§ Task prompt
Pull out every line from the listing that has the word "React".

§ Records from a data collection
+--
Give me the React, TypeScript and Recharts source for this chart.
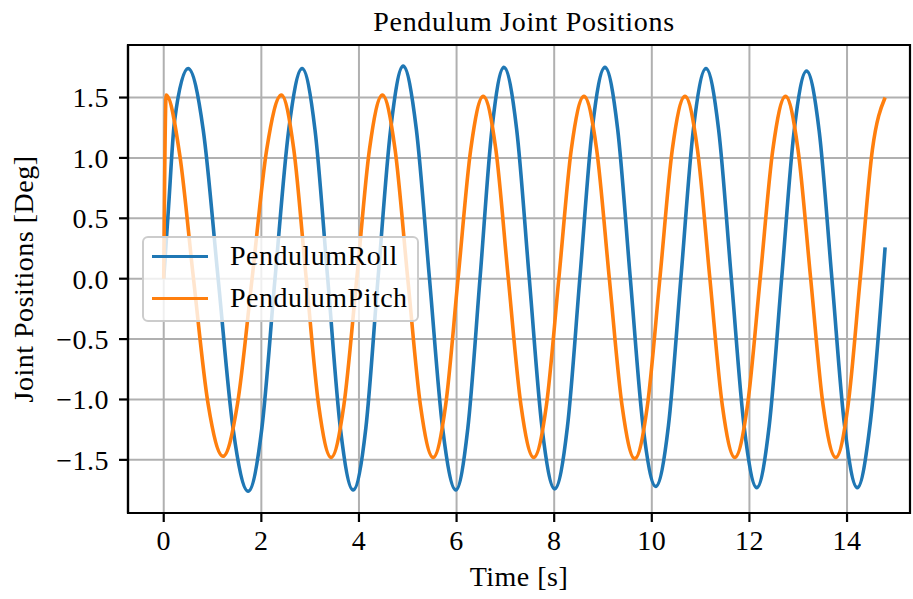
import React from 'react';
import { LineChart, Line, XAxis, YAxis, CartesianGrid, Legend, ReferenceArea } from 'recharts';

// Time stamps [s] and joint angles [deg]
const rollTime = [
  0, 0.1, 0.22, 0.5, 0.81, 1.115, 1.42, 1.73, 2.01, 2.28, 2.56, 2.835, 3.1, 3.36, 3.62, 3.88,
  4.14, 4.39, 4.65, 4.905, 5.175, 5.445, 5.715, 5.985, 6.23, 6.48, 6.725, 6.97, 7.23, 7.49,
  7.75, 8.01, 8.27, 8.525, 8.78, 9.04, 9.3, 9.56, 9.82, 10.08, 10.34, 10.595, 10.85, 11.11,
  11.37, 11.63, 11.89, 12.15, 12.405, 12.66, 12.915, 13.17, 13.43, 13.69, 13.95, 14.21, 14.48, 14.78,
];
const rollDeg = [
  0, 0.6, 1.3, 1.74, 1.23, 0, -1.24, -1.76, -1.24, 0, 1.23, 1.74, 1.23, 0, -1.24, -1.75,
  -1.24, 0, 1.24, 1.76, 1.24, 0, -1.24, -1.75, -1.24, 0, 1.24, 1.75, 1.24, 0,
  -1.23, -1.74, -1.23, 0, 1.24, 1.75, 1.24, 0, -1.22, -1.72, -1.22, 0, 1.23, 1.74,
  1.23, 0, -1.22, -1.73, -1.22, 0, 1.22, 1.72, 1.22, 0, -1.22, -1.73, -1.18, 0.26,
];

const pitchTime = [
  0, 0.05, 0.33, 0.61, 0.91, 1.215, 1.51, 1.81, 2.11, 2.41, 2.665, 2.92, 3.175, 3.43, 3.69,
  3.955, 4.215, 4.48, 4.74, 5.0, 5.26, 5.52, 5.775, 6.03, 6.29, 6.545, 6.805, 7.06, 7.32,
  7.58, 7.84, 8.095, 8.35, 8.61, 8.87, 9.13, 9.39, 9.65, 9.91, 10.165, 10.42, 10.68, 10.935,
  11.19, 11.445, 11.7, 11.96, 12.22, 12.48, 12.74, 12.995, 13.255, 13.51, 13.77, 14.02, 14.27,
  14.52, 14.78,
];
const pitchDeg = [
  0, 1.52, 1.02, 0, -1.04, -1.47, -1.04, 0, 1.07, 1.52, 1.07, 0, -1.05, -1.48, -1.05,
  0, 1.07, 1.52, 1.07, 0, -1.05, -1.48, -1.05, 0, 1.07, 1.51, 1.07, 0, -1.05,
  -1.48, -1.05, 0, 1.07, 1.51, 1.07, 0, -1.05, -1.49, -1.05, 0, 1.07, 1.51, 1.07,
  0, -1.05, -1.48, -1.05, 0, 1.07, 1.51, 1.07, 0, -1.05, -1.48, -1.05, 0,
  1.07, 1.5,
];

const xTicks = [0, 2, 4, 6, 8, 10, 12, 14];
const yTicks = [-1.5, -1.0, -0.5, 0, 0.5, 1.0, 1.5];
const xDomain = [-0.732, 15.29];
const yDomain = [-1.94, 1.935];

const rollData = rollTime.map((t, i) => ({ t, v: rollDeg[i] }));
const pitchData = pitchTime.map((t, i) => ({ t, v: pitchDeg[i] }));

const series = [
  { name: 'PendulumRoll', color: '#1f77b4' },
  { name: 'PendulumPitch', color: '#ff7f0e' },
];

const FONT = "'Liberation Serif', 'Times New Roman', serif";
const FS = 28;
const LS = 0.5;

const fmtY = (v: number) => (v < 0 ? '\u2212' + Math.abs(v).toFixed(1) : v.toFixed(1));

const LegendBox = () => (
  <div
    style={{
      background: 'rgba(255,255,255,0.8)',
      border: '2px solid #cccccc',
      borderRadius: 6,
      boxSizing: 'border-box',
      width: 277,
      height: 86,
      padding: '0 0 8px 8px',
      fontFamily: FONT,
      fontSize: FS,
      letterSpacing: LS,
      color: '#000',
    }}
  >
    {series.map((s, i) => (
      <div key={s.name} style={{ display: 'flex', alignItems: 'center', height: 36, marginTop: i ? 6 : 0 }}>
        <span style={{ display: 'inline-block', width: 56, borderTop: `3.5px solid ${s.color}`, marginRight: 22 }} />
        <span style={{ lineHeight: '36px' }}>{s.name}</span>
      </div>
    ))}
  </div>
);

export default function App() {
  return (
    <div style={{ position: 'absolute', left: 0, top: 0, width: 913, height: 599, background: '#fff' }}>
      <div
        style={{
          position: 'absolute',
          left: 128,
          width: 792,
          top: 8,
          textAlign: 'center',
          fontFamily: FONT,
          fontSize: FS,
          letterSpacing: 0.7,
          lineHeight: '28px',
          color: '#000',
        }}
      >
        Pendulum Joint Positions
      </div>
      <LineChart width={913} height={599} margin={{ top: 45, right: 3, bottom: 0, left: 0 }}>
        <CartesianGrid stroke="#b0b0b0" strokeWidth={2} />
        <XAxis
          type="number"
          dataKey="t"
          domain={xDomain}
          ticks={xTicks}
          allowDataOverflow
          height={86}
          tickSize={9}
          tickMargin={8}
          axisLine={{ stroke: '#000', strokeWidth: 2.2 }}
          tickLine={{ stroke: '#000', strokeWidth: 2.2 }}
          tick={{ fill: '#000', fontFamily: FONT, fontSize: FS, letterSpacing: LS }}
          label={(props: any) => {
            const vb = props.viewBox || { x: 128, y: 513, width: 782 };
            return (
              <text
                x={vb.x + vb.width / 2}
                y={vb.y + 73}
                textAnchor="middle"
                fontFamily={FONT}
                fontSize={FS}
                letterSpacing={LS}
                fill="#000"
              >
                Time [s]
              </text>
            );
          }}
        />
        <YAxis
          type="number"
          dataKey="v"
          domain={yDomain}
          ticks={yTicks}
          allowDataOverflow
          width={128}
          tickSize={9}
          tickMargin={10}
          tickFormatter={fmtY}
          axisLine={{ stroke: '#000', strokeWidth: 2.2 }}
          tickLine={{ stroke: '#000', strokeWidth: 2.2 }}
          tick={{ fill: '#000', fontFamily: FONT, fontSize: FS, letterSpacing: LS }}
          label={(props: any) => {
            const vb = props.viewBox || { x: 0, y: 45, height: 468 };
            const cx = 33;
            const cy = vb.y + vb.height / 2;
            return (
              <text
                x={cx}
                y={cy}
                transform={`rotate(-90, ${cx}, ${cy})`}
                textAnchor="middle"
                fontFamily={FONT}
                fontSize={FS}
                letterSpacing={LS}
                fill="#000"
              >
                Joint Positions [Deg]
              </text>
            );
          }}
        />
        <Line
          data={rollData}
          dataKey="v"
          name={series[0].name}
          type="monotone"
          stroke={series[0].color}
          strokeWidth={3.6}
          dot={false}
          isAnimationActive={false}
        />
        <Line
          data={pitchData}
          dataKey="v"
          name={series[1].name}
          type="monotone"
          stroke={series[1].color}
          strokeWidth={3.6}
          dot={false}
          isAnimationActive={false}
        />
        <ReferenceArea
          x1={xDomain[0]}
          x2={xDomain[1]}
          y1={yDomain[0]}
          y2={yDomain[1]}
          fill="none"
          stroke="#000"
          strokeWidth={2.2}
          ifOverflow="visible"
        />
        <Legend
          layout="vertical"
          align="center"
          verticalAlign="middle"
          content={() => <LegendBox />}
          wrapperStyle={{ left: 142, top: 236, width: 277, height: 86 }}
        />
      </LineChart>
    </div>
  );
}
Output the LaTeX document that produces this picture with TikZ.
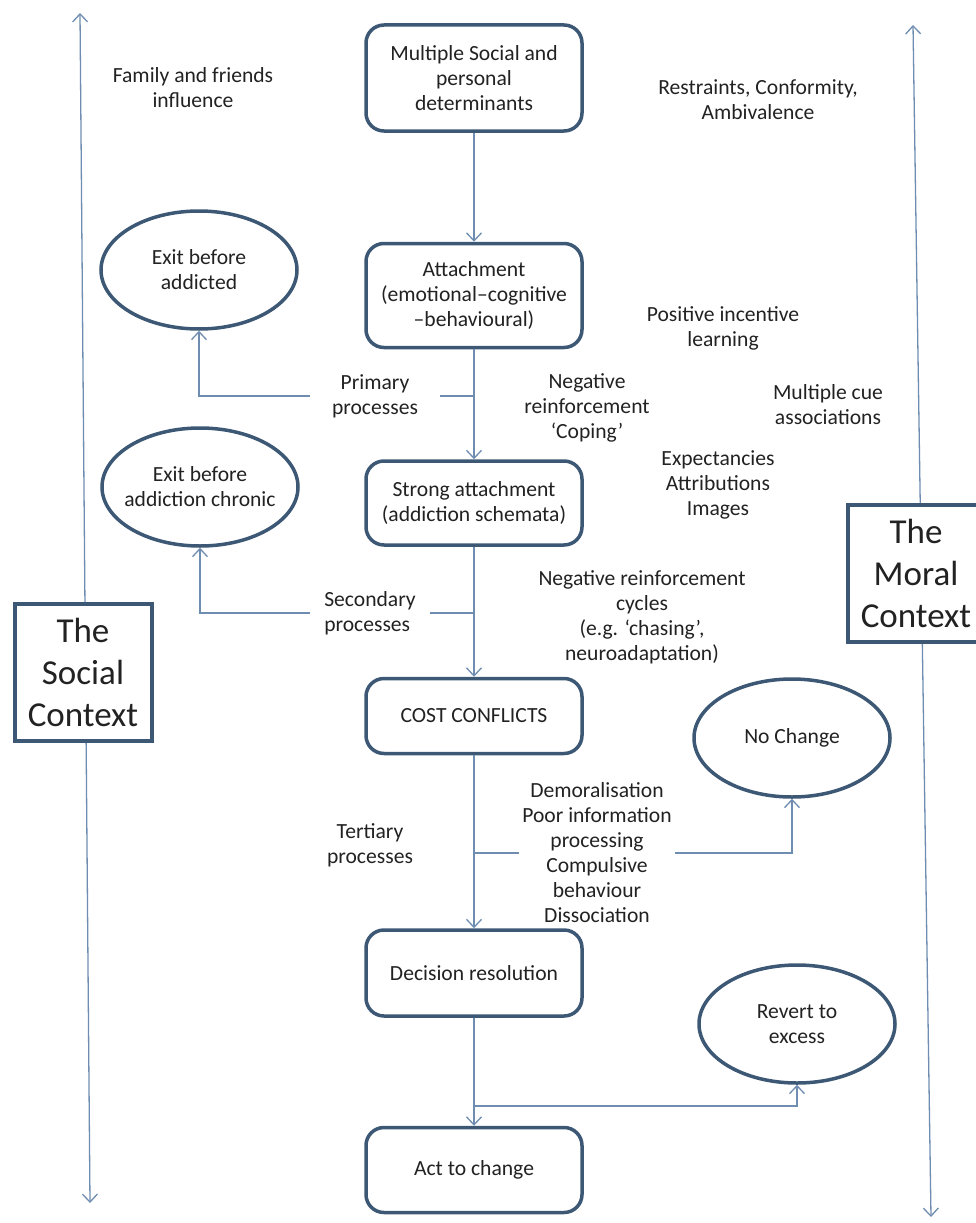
+--
§ Task output
Give me the React, TypeScript and Recharts source for this chart.
import React from 'react';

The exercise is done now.